Un romanzo russo di Emmanuel Carrère
Recensioni: 5/5
«La follia e l'orrore hanno attanagliato la mia vita» scriveva Carrère presentando Un romanzo russo ai lettori francesi. «Di questo, e di nient'altro, parlano i miei libri».

"Hai creduto che l'amore di Sophie, la lingua russa, le ricerche sulla mia vita e sulla mia morte ti avrebbero liberato, ti avrebbero permesso ti chiudere i conti con un passato che non è il tuo ma che si ripete in te in modo ancora più implacabile proprio perché non ti appartiene. Ma l'amore ti ha mentito, ancora non riesci a parlare russo correttamente e quello che in me era irrimediabilmente infetto continua a infettare anche voi, i miei nipoti, e vi sta uccidendo l'uno dopo l'altro. Per morire non c'è bisogno di saltare dalla finestra, ci sono quelli come te che muoiono restando vivi. Per te non c'è liberazione. Ovunque tu vada, qualunque cosa tu faccia, ti aspettano l'orrore e la follia."

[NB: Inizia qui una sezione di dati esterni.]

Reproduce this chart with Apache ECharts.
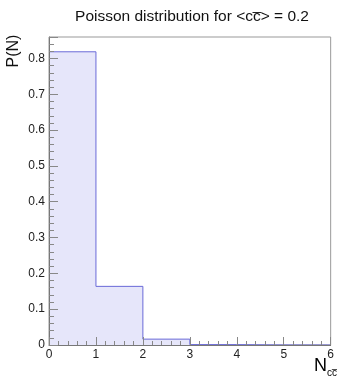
<!DOCTYPE html>
<html>
<head>
<meta charset="utf-8">
<script src="https://cdn.jsdelivr.net/npm/echarts@6/dist/echarts.min.js"></script>
<style>
  html, body { margin: 0; padding: 0; background: #fff; }
  #chart { width: 337px; height: 377px; }
</style>
</head>
<body>
<div id="chart"></div>
<script>
// bin low edges and Poisson probabilities for mean 0.2
const binEdges = [0, 1, 2, 3, 4, 5, 6];
const probs = [0.8187, 0.1637, 0.0164, 0.0011, 0.0001, 0.0];
const yTicks = [0, 0.1, 0.2, 0.3, 0.4, 0.5, 0.6, 0.7, 0.8];

const font = 'Liberation Sans, Arial, Helvetica, sans-serif';

// step polyline: each bin starts at its low edge, last edge closes it
const stepData = binEdges.map((e, i) => [e, i < probs.length ? probs[i] : 0]);

const chart = echarts.init(document.getElementById('chart'));

chart.setOption({
  animation: false,
  title: {
    text: 'Poisson distribution for <cc\u0305> = 0.2',
    left: 187,
    top: 4,
    textAlign: 'center',
    textStyle: { fontFamily: font, fontSize: 15.5, fontWeight: 'normal', color: '#111' }
  },
  grid: {
    left: 49, right: 2, top: 37, bottom: 32,
    show: true, borderColor: '#999', borderWidth: 1, backgroundColor: 'transparent'
  },
  xAxis: {
    type: 'value',
    z: 5,
    min: 0, max: 6, interval: 1,
    axisLine: { show: true, onZero: false, lineStyle: { color: '#777', width: 1 } },
    axisTick: { inside: true, length: 8, lineStyle: { color: '#888' } },
    minorTick: { show: true, splitNumber: 5, length: 4, lineStyle: { color: '#888' } },
    splitLine: { show: false },
    axisLabel: { fontFamily: font, fontSize: 12, color: '#222', margin: 4 }
  },
  yAxis: {
    type: 'value',
    z: 5,
    min: 0, max: 0.86, interval: 0.1,
    axisLine: { show: true, onZero: false, lineStyle: { color: '#777', width: 1 } },
    axisTick: { inside: true, length: 9, lineStyle: { color: '#888' } },
    minorTick: { show: true, splitNumber: 5, length: 5, lineStyle: { color: '#888' } },
    splitLine: { show: false },
    axisLabel: {
      fontFamily: font, fontSize: 12, color: '#222', margin: 4, showMaxLabel: false,
      formatter: v => {
        const t = yTicks.find(y => Math.abs(y - v) < 1e-6);
        if (t === undefined) return '';
        return t === 0 ? '0' : t.toFixed(1);
      }
    }
  },
  graphic: [
    {
      type: 'text',
      x: 14, y: 51,
      rotation: Math.PI / 2,
      style: {
        text: 'P(N)', fontFamily: font, fontSize: 16, fill: '#111',
        align: 'center', verticalAlign: 'middle'
      }
    },
    {
      type: 'text',
      x: 314, y: 357,
      style: {
        text: '{n|N}{s|cc\u0305}',
        fontFamily: font,
        rich: {
          n: { fontFamily: font, fontSize: 18, color: '#111', lineHeight: 18 },
          s: { fontFamily: font, fontSize: 10, color: '#111', padding: [14, 0, 0, 0], lineHeight: 12 }
        }
      }
    }
  ],
  series: [{
    type: 'line',
    step: 'end',
    data: stepData,
    symbol: 'none',
    lineStyle: { color: '#6a6ad8', width: 1 },
    areaStyle: { color: '#e6e6fa', opacity: 1, origin: 'start' }
  }]
});
</script>
</body>
</html>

Un giorno, però, dopo aver concluso la stesura dell'Avversario, alla follia e all'orrore decide di sfuggire. Trova un nuovo amore e accetta di realizzare un reportage su un prigioniero di guerra ungherese dimenticato per più di cinquant'anni in un ospedale psichiatrico russo. Arriva così in una cittadina a ottocento chilometri da Mosca, dove tornerà poi una seconda volta, ad aspettare, quasi in agguato, che accada qualcosa. Qualcosa accadrà: un delitto atroce. La follia e l'orrore l'hanno dunque «riagguantato». Anche nella vita amorosa: un racconto erotico scritto per gioco, per «fare irruzione nel reale», precipita lui e la sua compagna in un incubo destinato a devastare le loro vite e il loro amore. Nel frattempo, il viaggio in Russia ha messo fatalmente in gioco le sue origini e il suo rapporto con la lingua della madre – e così Carrère comincia a indagare su quello che, non solo implicitamente, gli «è stato proibito raccontare»: la storia del nonno materno, il quale, dopo un'esistenza segnata dal fallimento e dalle umiliazioni, è scomparso nell'autunno del 1944, ucciso probabilmente per aver collaborato con l'occupante. «È il segreto di mia madre, il fantasma che ossessiona la nostra famiglia». Per esorcizzare quel fantasma lo scrittore compie «un oscuro percorso nell'inconscio di due generazioni», che lo porterà alla resa dei conti con un retaggio «di paura e di vergogna» e al tempo stesso alla riconciliazione con l'incombente genitrice – e marcherà la disfatta (sia pur soltanto provvisoria) di quel nemico ghignante, crudele e mostruoso che da sempre lo assedia.)